Extensibility features:

User-defined functions:

table expressions: queries or C functions
scalar functions
no dynamic linking

Rule-based Query rewrite engine

a little internal rule system
conditions and actions are C functions that check and change QGM
some nifty rule control mechanisms (rule classes, rule budgets, multiple conflict res.)

Rule-based query optimizer

specify bottom-up combinations as a grammar ("backward-chaining rules")

Extensible access methods (as in POSTGRES)
"Attachments": routines to be automatically called before/after dealing with an access method

used by Starburst Rule System to generate transition logs
used to implement pre-computed joins (see below)

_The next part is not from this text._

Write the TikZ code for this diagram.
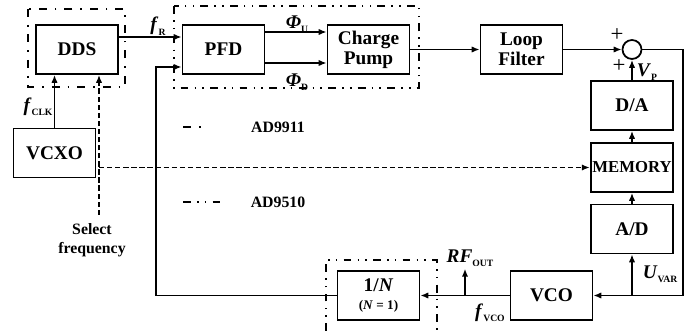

"Proofs" of Extensibility:

added "signature" attachment to automatically tag tuples with some derived values

though writing the attachment was hard, hooking it in took only 1 day

added Outer Join

not so simple – required adding things in QGM, optimizer, and executor

IMS attachment

pre-computed joins using pointers, which are maintained
written by "outsiders" – Mike Carey & Beau Shekita from Wisconsin – in a summer visit to Almaden

2nd Rule System called "Alert", based on infinitely-running queries. Lightweight and pretty effective.
Recursive query processing!

Many of the Starburst folks took a "vacation" from research, and merged Starburst technology into DB2 UDB.